*Stated goal*:
Using the listing below, give again exactly the lines from the line with "What seaborn and" to the line with "import pandas as pd", inclusive, without the pictures.

(Rows from a dataset of charts and code)

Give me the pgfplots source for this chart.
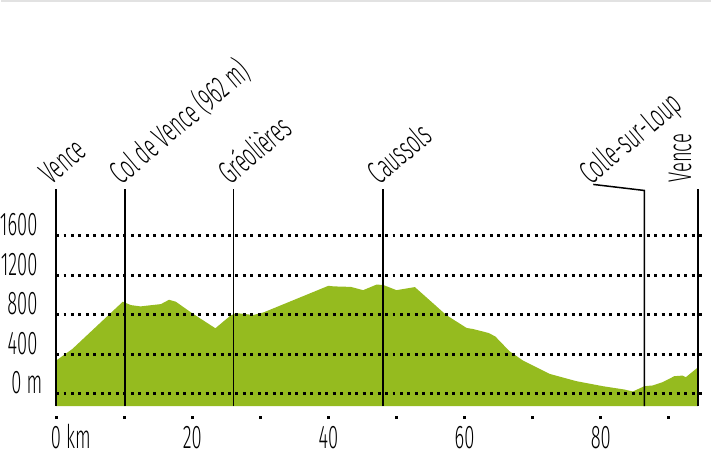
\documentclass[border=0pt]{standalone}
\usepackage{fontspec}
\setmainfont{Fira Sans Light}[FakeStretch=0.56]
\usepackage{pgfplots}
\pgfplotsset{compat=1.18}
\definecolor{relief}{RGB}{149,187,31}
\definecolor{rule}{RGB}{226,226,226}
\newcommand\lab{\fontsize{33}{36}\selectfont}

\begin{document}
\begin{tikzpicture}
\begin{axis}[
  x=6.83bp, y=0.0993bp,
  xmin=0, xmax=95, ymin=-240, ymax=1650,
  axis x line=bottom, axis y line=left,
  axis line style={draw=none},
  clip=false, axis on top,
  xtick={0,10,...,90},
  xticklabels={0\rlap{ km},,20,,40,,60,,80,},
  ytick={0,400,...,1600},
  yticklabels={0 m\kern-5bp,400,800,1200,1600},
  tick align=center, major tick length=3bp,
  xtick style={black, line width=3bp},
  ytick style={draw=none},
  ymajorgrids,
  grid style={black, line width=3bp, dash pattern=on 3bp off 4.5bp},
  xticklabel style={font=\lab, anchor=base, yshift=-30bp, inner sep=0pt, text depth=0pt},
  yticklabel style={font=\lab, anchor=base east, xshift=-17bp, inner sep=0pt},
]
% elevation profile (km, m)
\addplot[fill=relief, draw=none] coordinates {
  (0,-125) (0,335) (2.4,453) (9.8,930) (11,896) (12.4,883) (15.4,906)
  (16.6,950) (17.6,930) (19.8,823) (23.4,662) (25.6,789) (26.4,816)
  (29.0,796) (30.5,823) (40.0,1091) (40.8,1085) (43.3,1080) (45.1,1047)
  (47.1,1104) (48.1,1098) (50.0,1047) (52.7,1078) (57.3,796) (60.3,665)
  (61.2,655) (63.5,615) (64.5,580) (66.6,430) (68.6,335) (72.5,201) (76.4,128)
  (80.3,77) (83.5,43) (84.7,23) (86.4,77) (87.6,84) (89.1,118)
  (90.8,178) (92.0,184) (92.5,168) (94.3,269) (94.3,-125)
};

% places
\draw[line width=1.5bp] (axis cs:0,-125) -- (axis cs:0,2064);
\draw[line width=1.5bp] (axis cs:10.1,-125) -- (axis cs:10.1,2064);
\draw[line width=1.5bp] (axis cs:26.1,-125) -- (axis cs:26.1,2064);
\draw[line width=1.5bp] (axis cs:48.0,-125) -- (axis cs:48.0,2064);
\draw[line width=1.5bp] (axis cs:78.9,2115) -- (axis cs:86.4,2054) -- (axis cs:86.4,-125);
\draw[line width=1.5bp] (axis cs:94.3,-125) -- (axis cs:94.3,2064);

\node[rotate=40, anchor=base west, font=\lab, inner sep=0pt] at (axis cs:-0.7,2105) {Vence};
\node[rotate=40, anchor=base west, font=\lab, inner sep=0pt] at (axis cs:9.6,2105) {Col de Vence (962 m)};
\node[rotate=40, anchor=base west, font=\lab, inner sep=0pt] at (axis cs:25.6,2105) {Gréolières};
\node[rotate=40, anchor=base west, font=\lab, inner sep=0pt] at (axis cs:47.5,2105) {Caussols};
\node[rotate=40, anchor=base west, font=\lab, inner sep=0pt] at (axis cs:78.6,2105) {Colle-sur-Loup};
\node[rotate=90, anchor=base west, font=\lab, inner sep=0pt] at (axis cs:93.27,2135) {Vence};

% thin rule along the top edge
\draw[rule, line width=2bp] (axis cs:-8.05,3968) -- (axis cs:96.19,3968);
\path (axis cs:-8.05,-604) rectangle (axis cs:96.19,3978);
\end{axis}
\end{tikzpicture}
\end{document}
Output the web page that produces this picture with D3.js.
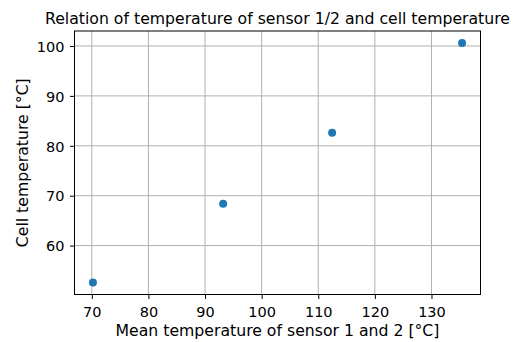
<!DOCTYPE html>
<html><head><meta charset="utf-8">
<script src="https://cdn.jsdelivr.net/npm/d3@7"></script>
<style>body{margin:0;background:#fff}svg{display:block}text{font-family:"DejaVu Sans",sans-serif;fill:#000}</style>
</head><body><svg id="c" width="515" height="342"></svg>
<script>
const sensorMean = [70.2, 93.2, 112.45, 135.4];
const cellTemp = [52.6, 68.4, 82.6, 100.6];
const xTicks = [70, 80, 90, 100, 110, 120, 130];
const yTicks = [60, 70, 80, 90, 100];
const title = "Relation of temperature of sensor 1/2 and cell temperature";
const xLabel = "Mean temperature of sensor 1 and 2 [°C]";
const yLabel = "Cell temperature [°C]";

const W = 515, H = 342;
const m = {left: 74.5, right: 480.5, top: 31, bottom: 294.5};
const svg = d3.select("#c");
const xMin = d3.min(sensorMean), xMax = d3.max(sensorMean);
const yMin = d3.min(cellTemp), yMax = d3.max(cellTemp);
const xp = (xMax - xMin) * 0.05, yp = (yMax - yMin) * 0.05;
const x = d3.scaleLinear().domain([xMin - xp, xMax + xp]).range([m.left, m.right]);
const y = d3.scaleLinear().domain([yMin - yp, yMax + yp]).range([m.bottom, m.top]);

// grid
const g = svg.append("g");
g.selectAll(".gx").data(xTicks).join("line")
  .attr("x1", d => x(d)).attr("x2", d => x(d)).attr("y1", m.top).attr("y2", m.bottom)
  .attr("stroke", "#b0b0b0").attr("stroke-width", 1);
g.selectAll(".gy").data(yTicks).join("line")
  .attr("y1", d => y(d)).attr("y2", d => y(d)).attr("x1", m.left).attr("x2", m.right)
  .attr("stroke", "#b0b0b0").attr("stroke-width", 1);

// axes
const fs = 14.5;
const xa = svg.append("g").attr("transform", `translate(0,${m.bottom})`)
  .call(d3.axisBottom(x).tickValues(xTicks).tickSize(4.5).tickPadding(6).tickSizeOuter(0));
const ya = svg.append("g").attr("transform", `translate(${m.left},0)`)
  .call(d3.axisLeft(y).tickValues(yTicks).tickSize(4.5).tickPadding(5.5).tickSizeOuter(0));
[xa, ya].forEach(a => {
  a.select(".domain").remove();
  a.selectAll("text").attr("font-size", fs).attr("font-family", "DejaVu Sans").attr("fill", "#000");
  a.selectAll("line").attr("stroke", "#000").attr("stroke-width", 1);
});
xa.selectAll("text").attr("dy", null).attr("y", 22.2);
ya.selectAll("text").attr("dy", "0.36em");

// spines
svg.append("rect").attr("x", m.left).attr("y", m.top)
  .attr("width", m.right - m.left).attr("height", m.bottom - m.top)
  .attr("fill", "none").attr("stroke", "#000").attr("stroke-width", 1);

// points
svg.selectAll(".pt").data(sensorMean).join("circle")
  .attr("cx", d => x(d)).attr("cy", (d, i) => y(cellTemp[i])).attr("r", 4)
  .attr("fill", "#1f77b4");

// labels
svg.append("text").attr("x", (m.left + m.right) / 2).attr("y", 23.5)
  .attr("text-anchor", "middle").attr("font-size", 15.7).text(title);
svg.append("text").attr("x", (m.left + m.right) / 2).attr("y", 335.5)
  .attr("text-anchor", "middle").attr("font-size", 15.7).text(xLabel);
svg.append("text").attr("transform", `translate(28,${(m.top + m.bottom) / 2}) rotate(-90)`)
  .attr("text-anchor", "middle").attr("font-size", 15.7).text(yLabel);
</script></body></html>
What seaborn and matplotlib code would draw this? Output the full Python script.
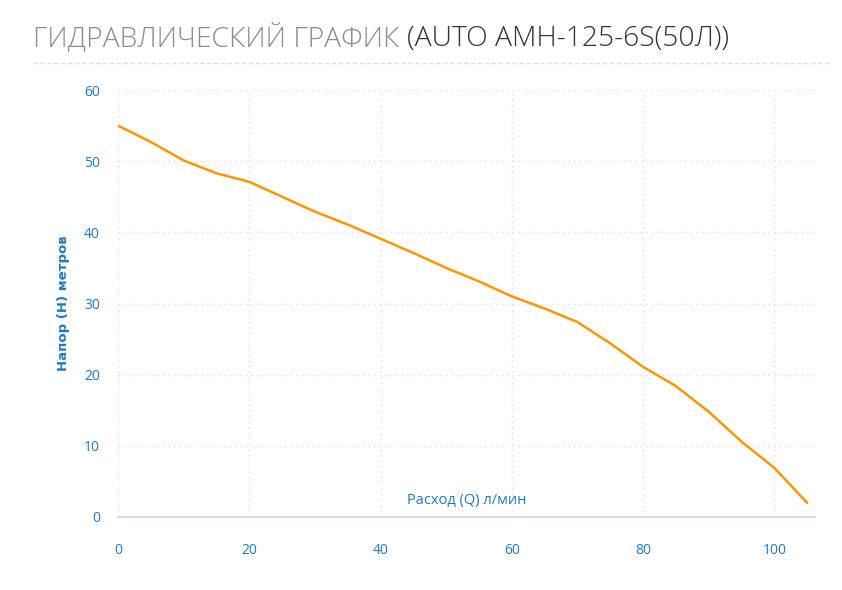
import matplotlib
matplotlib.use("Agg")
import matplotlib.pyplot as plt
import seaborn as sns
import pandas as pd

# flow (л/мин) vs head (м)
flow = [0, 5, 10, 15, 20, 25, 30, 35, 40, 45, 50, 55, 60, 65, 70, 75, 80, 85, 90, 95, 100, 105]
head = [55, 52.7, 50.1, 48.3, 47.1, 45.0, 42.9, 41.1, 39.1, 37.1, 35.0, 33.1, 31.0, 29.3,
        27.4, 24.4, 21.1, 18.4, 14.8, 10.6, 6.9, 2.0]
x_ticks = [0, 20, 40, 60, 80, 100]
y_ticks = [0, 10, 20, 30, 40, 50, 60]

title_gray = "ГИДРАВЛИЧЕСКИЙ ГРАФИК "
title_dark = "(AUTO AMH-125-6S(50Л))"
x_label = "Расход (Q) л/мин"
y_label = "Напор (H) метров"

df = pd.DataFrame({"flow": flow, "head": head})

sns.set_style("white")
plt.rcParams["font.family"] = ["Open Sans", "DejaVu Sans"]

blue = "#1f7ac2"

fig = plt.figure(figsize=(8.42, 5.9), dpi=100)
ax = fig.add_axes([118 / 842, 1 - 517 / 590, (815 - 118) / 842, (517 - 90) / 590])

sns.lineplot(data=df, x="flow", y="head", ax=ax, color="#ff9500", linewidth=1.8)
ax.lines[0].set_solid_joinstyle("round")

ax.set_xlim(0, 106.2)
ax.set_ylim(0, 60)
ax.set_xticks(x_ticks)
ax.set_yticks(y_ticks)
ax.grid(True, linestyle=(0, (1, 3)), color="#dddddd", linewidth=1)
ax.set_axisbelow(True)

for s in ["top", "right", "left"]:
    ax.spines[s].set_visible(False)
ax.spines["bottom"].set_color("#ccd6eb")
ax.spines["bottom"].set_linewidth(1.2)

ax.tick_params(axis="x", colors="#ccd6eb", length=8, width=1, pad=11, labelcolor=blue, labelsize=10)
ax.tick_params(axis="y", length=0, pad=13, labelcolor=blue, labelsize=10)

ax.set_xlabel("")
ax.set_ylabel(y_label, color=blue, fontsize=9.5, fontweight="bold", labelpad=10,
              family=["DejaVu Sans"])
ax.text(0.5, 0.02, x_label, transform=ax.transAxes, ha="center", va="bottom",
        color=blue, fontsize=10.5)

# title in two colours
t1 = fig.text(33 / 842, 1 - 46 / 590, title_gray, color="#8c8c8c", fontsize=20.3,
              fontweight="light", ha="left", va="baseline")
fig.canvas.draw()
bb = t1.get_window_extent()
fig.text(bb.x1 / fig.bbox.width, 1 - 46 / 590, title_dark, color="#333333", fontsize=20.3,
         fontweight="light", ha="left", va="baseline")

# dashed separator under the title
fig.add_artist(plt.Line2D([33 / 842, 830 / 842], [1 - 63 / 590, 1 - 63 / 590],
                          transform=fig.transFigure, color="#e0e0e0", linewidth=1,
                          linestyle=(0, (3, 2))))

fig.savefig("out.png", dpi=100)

* * *

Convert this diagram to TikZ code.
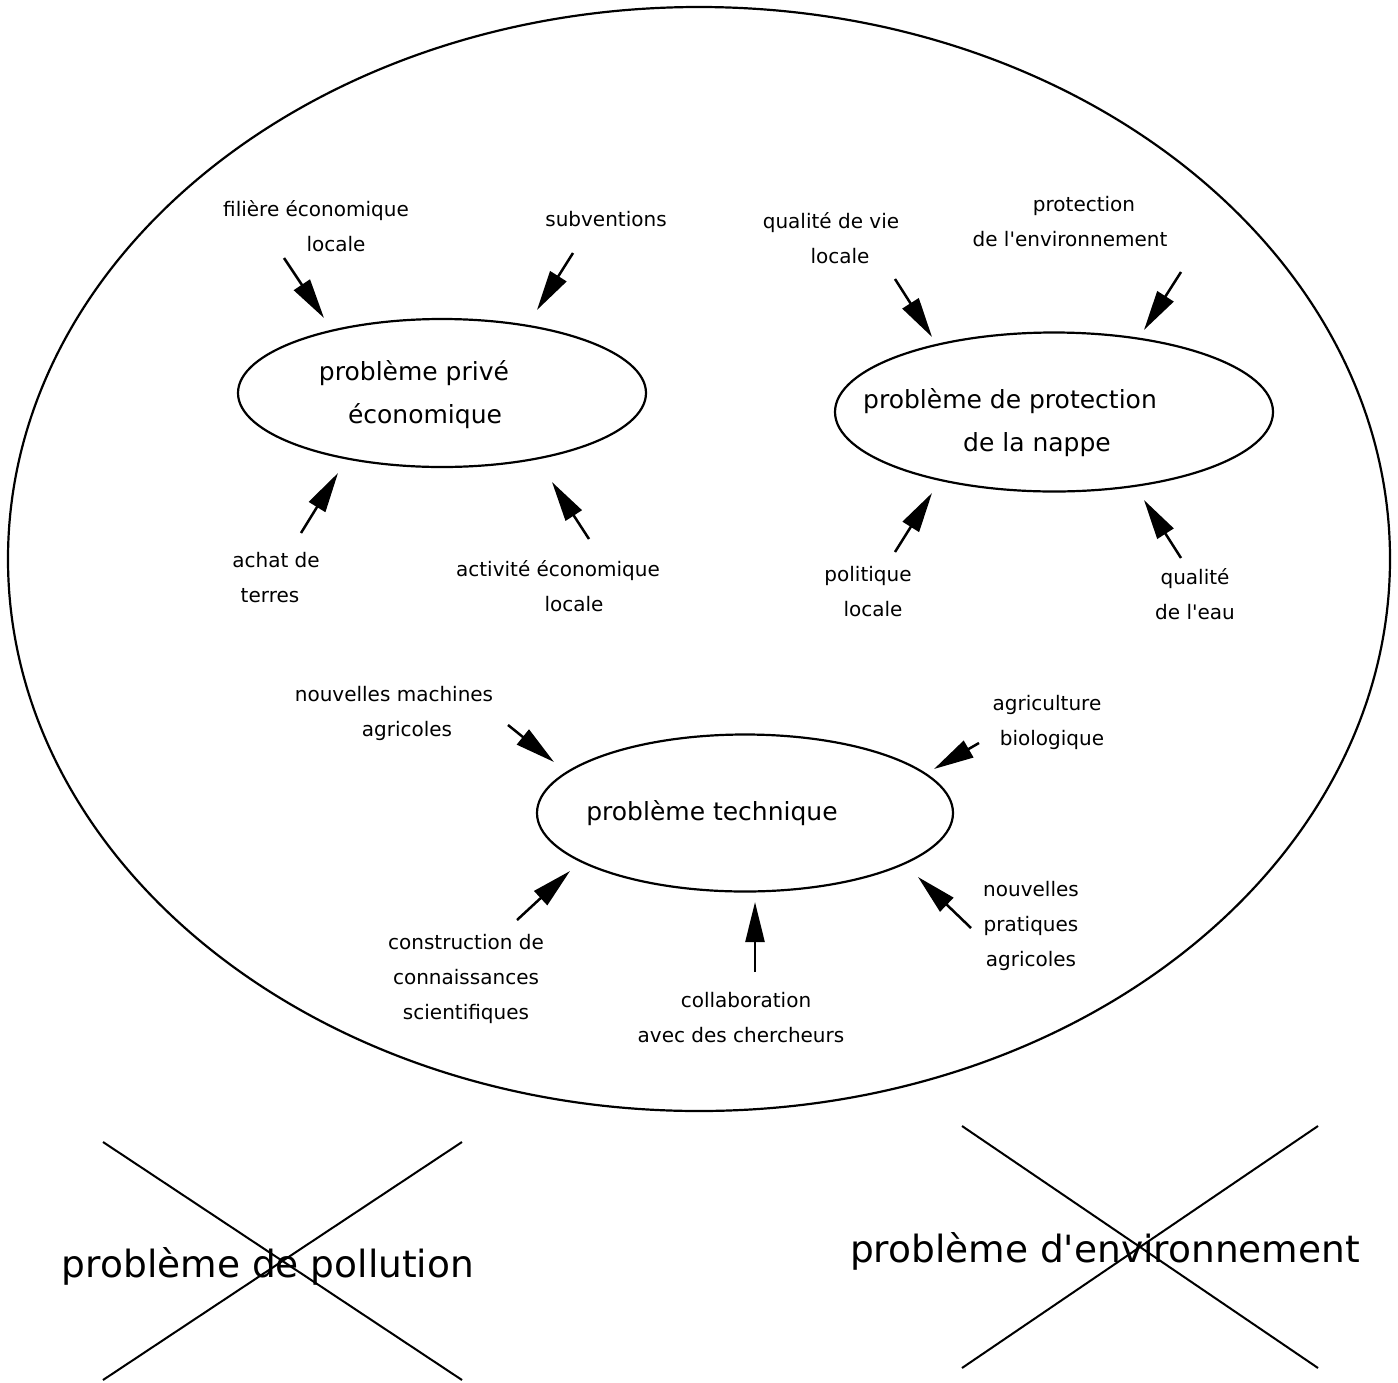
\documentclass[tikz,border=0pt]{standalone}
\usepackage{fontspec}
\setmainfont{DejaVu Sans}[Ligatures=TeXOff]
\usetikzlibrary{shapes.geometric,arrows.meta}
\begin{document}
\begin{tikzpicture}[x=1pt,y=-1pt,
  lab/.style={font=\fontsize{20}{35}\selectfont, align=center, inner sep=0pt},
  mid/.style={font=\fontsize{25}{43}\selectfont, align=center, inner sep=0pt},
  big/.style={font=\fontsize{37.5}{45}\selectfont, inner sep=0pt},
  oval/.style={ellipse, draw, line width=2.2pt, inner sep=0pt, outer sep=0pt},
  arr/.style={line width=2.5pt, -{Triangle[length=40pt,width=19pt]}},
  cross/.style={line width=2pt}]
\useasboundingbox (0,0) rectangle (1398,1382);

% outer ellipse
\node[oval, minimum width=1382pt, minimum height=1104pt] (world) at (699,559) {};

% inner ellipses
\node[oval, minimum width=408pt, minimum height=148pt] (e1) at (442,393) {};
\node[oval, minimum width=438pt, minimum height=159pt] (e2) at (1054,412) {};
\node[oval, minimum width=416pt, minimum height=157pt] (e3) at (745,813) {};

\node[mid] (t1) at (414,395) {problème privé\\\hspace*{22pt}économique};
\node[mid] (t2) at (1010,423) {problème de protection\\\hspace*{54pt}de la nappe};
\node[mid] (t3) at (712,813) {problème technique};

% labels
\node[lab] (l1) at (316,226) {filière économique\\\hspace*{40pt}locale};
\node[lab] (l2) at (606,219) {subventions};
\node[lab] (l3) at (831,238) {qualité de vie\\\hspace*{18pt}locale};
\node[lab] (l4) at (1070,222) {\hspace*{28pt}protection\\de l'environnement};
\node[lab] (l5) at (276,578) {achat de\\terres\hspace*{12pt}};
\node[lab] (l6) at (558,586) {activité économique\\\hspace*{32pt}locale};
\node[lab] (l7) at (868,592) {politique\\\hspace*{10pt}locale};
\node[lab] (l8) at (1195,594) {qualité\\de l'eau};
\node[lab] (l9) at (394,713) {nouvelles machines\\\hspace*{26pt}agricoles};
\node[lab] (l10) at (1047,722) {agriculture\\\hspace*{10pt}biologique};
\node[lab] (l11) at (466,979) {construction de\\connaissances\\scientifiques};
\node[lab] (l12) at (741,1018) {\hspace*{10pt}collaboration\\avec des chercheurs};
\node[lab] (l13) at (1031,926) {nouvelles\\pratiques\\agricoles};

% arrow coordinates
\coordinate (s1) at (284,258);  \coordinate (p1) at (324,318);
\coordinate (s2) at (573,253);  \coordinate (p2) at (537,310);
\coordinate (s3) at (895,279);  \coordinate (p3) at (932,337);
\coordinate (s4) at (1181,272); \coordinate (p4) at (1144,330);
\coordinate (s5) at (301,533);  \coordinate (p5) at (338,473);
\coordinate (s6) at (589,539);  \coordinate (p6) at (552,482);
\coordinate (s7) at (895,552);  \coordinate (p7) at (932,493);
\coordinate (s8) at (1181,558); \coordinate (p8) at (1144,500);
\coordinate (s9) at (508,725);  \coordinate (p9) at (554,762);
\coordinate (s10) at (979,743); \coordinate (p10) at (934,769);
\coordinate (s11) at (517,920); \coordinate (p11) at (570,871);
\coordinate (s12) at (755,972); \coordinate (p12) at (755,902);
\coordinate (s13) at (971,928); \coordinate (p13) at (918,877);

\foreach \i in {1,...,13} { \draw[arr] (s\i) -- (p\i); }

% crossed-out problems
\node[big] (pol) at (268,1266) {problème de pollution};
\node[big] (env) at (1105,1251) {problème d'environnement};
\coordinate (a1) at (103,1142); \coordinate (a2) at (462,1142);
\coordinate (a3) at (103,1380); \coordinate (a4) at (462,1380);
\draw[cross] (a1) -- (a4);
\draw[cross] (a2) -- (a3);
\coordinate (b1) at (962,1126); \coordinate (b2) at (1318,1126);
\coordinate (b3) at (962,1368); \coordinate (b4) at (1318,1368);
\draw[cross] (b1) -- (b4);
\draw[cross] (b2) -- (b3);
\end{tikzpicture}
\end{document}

*Finished answer*:
What seaborn and matplotlib code would draw this? Output the full Python script.
import matplotlib
matplotlib.use("Agg")
import matplotlib.pyplot as plt
import seaborn as sns
import pandas as pd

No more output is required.